>>

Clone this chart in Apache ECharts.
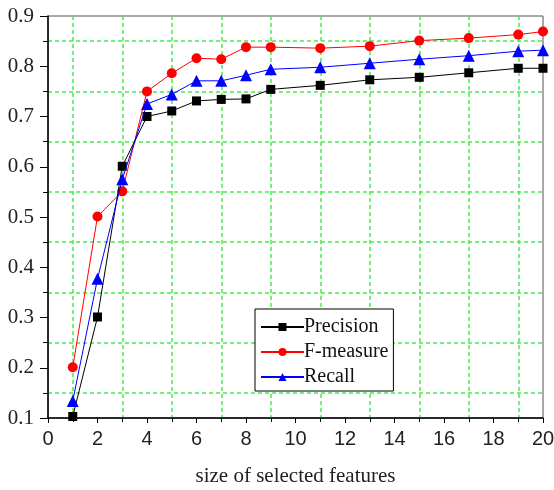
<!DOCTYPE html>
<html>
<head>
<meta charset="utf-8">
<script src="https://cdn.jsdelivr.net/npm/echarts@6/dist/echarts.min.js"></script>
<style>html,body{margin:0;padding:0;background:#fff}#c{width:554px;height:490px}</style>
</head>
<body>
<div id="c"></div>
<script>
const xValues = [1, 2, 3, 4, 5, 6, 7, 8, 9, 11, 13, 15, 17, 19, 20];
const precision = [0.103, 0.301, 0.601, 0.700, 0.711, 0.731, 0.734, 0.735, 0.754, 0.762, 0.773, 0.778, 0.787, 0.796, 0.796];
const fMeasure = [0.201, 0.501, 0.551, 0.750, 0.786, 0.816, 0.814, 0.838, 0.838, 0.836, 0.840, 0.851, 0.856, 0.863, 0.869];
const recall = [0.134, 0.377, 0.575, 0.725, 0.744, 0.771, 0.771, 0.782, 0.794, 0.798, 0.806, 0.814, 0.821, 0.830, 0.832];
const xTicks = [0, 2, 4, 6, 8, 10, 12, 14, 16, 18, 20];
const yTicks = [0.1, 0.2, 0.3, 0.4, 0.5, 0.6, 0.7, 0.8, 0.9];

const pair = arr => xValues.map((x, i) => [x, arr[i]]);
const gridLine = { show: true, lineStyle: { color: '#48ea48', width: 1.5, type: [4, 3] } };

const chart = echarts.init(document.getElementById('c'));
chart.setOption({
  animation: false,
  backgroundColor: '#fff',
  grid: { left: 48, right: 11, top: 16, bottom: 72, show: true, borderColor: '#555', borderWidth: 1,
    backgroundColor: 'transparent', containLabel: false, outerBoundsMode: 'none' },
  legend: {
    orient: 'vertical', left: 255, top: 309,
    backgroundColor: '#fff',
    borderColor: '#000', borderWidth: 1,
    padding: [8, 5, 4, 5],
    itemGap: 5, itemWidth: 43, itemHeight: 10,
    textStyle: { fontFamily: 'Liberation Serif', fontSize: 20, color: '#111', padding: [0, 0, 0, -5] },
    data: ['Precision', 'F-measure', 'Recall']
  },
  xAxis: {
    type: 'value', min: xTicks[0], max: xTicks[xTicks.length - 1], interval: 2,
    name: 'size of selected features', nameLocation: 'middle', nameGap: 48,
    nameTextStyle: { fontFamily: 'Liberation Serif', fontSize: 21, color: '#222' },
    axisLine: { show: true, lineStyle: { color: '#000', width: 1.5 } },
    axisTick: { show: true, length: 5, lineStyle: { color: '#000' } },
    minorTick: { show: true, splitNumber: 2, length: 4, lineStyle: { color: '#000' } },
    splitLine: { show: false },
    minorSplitLine: gridLine,
    axisLabel: { margin: 11, fontFamily: 'Liberation Sans', fontSize: 20, color: '#222',
      formatter: v => xTicks.includes(v) ? String(v) : '' }
  },
  yAxis: {
    type: 'value', min: yTicks[0], max: yTicks[yTicks.length - 1], interval: 0.1,
    axisLine: { show: true, lineStyle: { color: '#000', width: 1.5 } },
    axisTick: { show: true, length: 8, lineStyle: { color: '#000' } },
    minorTick: { show: true, splitNumber: 2, length: 5, lineStyle: { color: '#000' } },
    splitLine: { show: false },
    minorSplitLine: gridLine,
    axisLabel: { margin: 14, fontFamily: 'Liberation Serif', fontSize: 21, color: '#222',
      formatter: v => v.toFixed(1) }
  },
  series: [
    { name: 'Precision', type: 'line', data: pair(precision), symbol: 'rect', symbolSize: 9,
      itemStyle: { color: '#000' }, lineStyle: { color: '#000', width: 1 }, z: 3 },
    { name: 'F-measure', type: 'line', data: pair(fMeasure), symbol: 'circle', symbolSize: 10,
      itemStyle: { color: '#ff0000' }, lineStyle: { color: '#ff0000', width: 1 }, z: 2 },
    { name: 'Recall', type: 'line', data: pair(recall), symbol: 'triangle', symbolSize: 12,
      itemStyle: { color: '#0000ff' }, lineStyle: { color: '#0000ff', width: 1 }, z: 4 }
  ]
});
</script>
</body>
</html>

<<

GOAL -
Write out each line of the listing above, exactly, from its first line to the line holding "type: [4, 3]", inclusive. Skip the pictures.

EXPECTED ANSWER -
Clone this chart in Apache ECharts.
<!DOCTYPE html>
<html>
<head>
<meta charset="utf-8">
<script src="https://cdn.jsdelivr.net/npm/echarts@6/dist/echarts.min.js"></script>
<style>html,body{margin:0;padding:0;background:#fff}#c{width:554px;height:490px}</style>
</head>
<body>
<div id="c"></div>
<script>
const xValues = [1, 2, 3, 4, 5, 6, 7, 8, 9, 11, 13, 15, 17, 19, 20];
const precision = [0.103, 0.301, 0.601, 0.700, 0.711, 0.731, 0.734, 0.735, 0.754, 0.762, 0.773, 0.778, 0.787, 0.796, 0.796];
const fMeasure = [0.201, 0.501, 0.551, 0.750, 0.786, 0.816, 0.814, 0.838, 0.838, 0.836, 0.840, 0.851, 0.856, 0.863, 0.869];
const recall = [0.134, 0.377, 0.575, 0.725, 0.744, 0.771, 0.771, 0.782, 0.794, 0.798, 0.806, 0.814, 0.821, 0.830, 0.832];
const xTicks = [0, 2, 4, 6, 8, 10, 12, 14, 16, 18, 20];
const yTicks = [0.1, 0.2, 0.3, 0.4, 0.5, 0.6, 0.7, 0.8, 0.9];

const pair = arr => xValues.map((x, i) => [x, arr[i]]);
const gridLine = { show: true, lineStyle: { color: '#48ea48', width: 1.5, type: [4, 3] } };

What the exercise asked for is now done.